WHAT IS BEING ASKED:
Only the lines from the start of the data to the line containing "y_ticks = [4, 6, 8, 10]", both included, should be output, exactly and without pictures.

RECORDED DATA:

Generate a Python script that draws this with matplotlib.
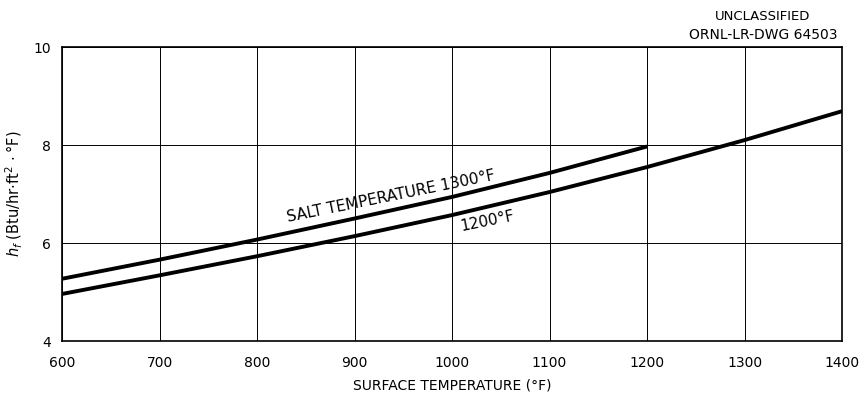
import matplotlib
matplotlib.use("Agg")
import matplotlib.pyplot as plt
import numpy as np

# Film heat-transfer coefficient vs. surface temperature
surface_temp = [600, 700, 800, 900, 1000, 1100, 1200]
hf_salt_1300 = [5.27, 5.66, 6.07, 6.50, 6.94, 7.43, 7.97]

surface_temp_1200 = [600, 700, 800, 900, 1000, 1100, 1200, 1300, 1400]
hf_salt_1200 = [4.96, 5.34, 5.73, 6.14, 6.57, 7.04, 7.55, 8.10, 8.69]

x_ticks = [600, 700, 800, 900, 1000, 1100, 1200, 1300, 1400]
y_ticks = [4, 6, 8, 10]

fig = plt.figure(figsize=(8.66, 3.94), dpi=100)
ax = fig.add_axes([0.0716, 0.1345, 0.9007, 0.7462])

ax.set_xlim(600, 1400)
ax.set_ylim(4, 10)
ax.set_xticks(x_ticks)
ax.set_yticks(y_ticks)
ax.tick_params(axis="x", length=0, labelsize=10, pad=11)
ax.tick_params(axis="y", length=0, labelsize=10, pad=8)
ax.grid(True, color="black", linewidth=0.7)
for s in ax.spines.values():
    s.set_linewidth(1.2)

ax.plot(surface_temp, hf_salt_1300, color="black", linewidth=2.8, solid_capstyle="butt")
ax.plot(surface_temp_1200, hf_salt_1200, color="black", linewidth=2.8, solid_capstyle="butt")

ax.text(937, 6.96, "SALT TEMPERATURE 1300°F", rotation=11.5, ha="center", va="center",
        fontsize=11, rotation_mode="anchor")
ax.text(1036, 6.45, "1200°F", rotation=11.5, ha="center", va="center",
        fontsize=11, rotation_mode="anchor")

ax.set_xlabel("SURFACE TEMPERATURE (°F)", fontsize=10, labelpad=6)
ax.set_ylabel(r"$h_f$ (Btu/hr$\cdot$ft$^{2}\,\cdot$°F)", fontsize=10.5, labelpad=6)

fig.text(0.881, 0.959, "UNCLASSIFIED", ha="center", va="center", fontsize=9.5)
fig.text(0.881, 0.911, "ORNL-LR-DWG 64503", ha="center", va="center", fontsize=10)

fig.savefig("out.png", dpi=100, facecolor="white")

WRITTEN RESPONSE:
Generate a Python script that draws this with matplotlib.
import matplotlib
matplotlib.use("Agg")
import matplotlib.pyplot as plt
import numpy as np

# Film heat-transfer coefficient vs. surface temperature
surface_temp = [600, 700, 800, 900, 1000, 1100, 1200]
hf_salt_1300 = [5.27, 5.66, 6.07, 6.50, 6.94, 7.43, 7.97]

surface_temp_1200 = [600, 700, 800, 900, 1000, 1100, 1200, 1300, 1400]
hf_salt_1200 = [4.96, 5.34, 5.73, 6.14, 6.57, 7.04, 7.55, 8.10, 8.69]

x_ticks = [600, 700, 800, 900, 1000, 1100, 1200, 1300, 1400]
y_ticks = [4, 6, 8, 10]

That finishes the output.